Directive →
Retype the opening lines of the data exactly, stopping after the line that contains "var chart = echarts.init(document.getElementById('chart'));". Skip every picture.

Dataset section →
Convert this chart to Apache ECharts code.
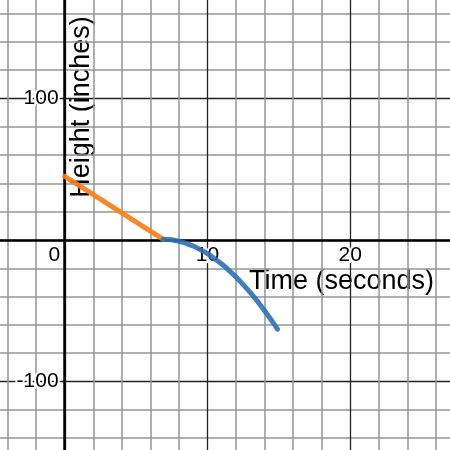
<!DOCTYPE html>
<html>
<head>
<meta charset="utf-8">
<script src="https://cdn.jsdelivr.net/npm/echarts@6/dist/echarts.min.js"></script>
<style>
  html, body { margin: 0; padding: 0; background: #fff; }
  #chart { width: 450px; height: 450px; }
</style>
</head>
<body>
<div id="chart"></div>
<script>
// values
var orangeT = [0, 6.9];
var orangeH = [45, 0.5];
var blueT = [6.9, 7.5, 8.0, 8.5, 9.0, 9.5, 10.0, 10.5, 11.0, 11.5, 12.0, 12.5, 13.0, 13.5, 14.0, 14.5, 14.9];
var blueH = [0.5, 0.2, -1, -2.3, -4.3, -6.8, -9.7, -13.2, -17, -21.4, -26.2, -31.5, -37.2, -43.3, -50, -57, -63];
var xTickLabels = ['0', '10', '20'];
var yTickLabels = ['-100', '100'];
var xTitle = 'Time (seconds)';
var yTitle = 'Height (inches)';

var FONT = 'Liberation Sans, Arial, sans-serif';

function pairs(xs, ys) {
  var out = [];
  for (var i = 0; i < xs.length; i++) {
    out.push([xs[i], ys[i]]);
  }
  return out;
}

var chart = echarts.init(document.getElementById('chart'));

var labelStyle = {
  color: '#000',
  fontSize: 21,
  fontFamily: FONT,
  textBorderColor: '#fff',
  textBorderWidth: 4
};
var majorLine = { show: true, lineStyle: { color: '#222', width: 1.3 } };
var minorLine = { show: true, lineStyle: { color: '#959595', width: 1.5 } };

var option = {
  animation: false,
  backgroundColor: '#fff',
  grid: { left: -78, right: -43, top: -43, bottom: -73, outerBoundsMode: 'none', containLabel: false },
  xAxis: {
    type: 'value',
    min: -10,
    max: 30,
    interval: 10,
    position: 'bottom',
    offset: -283,   // sits on y = 0
    axisLine: { show: true, onZero: false, lineStyle: { color: '#000', width: 2.5 } },
    axisTick: { show: false },
    axisLabel: Object.assign({
      margin: 5,
      formatter: function (v) {
        var s = String(v);
        if (xTickLabels.indexOf(s) < 0) return '';
        return s === '0' ? '{z|0}' : s;
      },
      rich: { z: { fontSize: 21, fontFamily: FONT, color: '#000', padding: [0, 21, 0, 0] } }
    }, labelStyle),
    splitLine: majorLine,
    minorTick: { show: false, splitNumber: 5 },
    minorSplitLine: minorLine
  },
  yAxis: {
    type: 'value',
    min: -200,
    max: 200,
    interval: 100,
    position: 'left',
    offset: -142.6, // sits on x = 0
    axisLine: { show: true, onZero: false, lineStyle: { color: '#000', width: 2.5 } },
    axisTick: { show: false },
    axisLabel: Object.assign({
      margin: 6,
      formatter: function (v) {
        var s = String(v);
        return yTickLabels.indexOf(s) < 0 ? '' : s;
      }
    }, labelStyle),
    splitLine: majorLine,
    minorTick: { show: false, splitNumber: 5 },
    minorSplitLine: minorLine
  },
  graphic: [
    {
      type: 'text',
      z: 0,
      left: 249,
      top: 268,
      style: { text: xTitle, fill: '#000', font: '27px ' + FONT }
    },
    {
      type: 'text',
      z: 0,
      x: 82,
      y: 107,
      rotation: Math.PI / 2,
      style: { text: yTitle, fill: '#000', font: '27px ' + FONT, align: 'center', verticalAlign: 'middle' }
    }
  ],
  series: [
    {
      type: 'line',
      data: pairs(orangeT, orangeH),
      showSymbol: false,
      lineStyle: { color: 'rgba(250,126,25,0.92)', width: 5, cap: 'round' }
    },
    {
      type: 'line',
      data: pairs(blueT, blueH),
      smooth: 0.3,
      showSymbol: false,
      lineStyle: { color: 'rgba(45,112,179,0.9)', width: 5, cap: 'round' }
    }
  ]
};

chart.setOption(option);
</script>
</body>
</html>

Task solution →
Convert this chart to Apache ECharts code.
<!DOCTYPE html>
<html>
<head>
<meta charset="utf-8">
<script src="https://cdn.jsdelivr.net/npm/echarts@6/dist/echarts.min.js"></script>
<style>
  html, body { margin: 0; padding: 0; background: #fff; }
  #chart { width: 450px; height: 450px; }
</style>
</head>
<body>
<div id="chart"></div>
<script>
// values
var orangeT = [0, 6.9];
var orangeH = [45, 0.5];
var blueT = [6.9, 7.5, 8.0, 8.5, 9.0, 9.5, 10.0, 10.5, 11.0, 11.5, 12.0, 12.5, 13.0, 13.5, 14.0, 14.5, 14.9];
var blueH = [0.5, 0.2, -1, -2.3, -4.3, -6.8, -9.7, -13.2, -17, -21.4, -26.2, -31.5, -37.2, -43.3, -50, -57, -63];
var xTickLabels = ['0', '10', '20'];
var yTickLabels = ['-100', '100'];
var xTitle = 'Time (seconds)';
var yTitle = 'Height (inches)';

var FONT = 'Liberation Sans, Arial, sans-serif';

function pairs(xs, ys) {
  var out = [];
  for (var i = 0; i < xs.length; i++) {
    out.push([xs[i], ys[i]]);
  }
  return out;
}

var chart = echarts.init(document.getElementById('chart'));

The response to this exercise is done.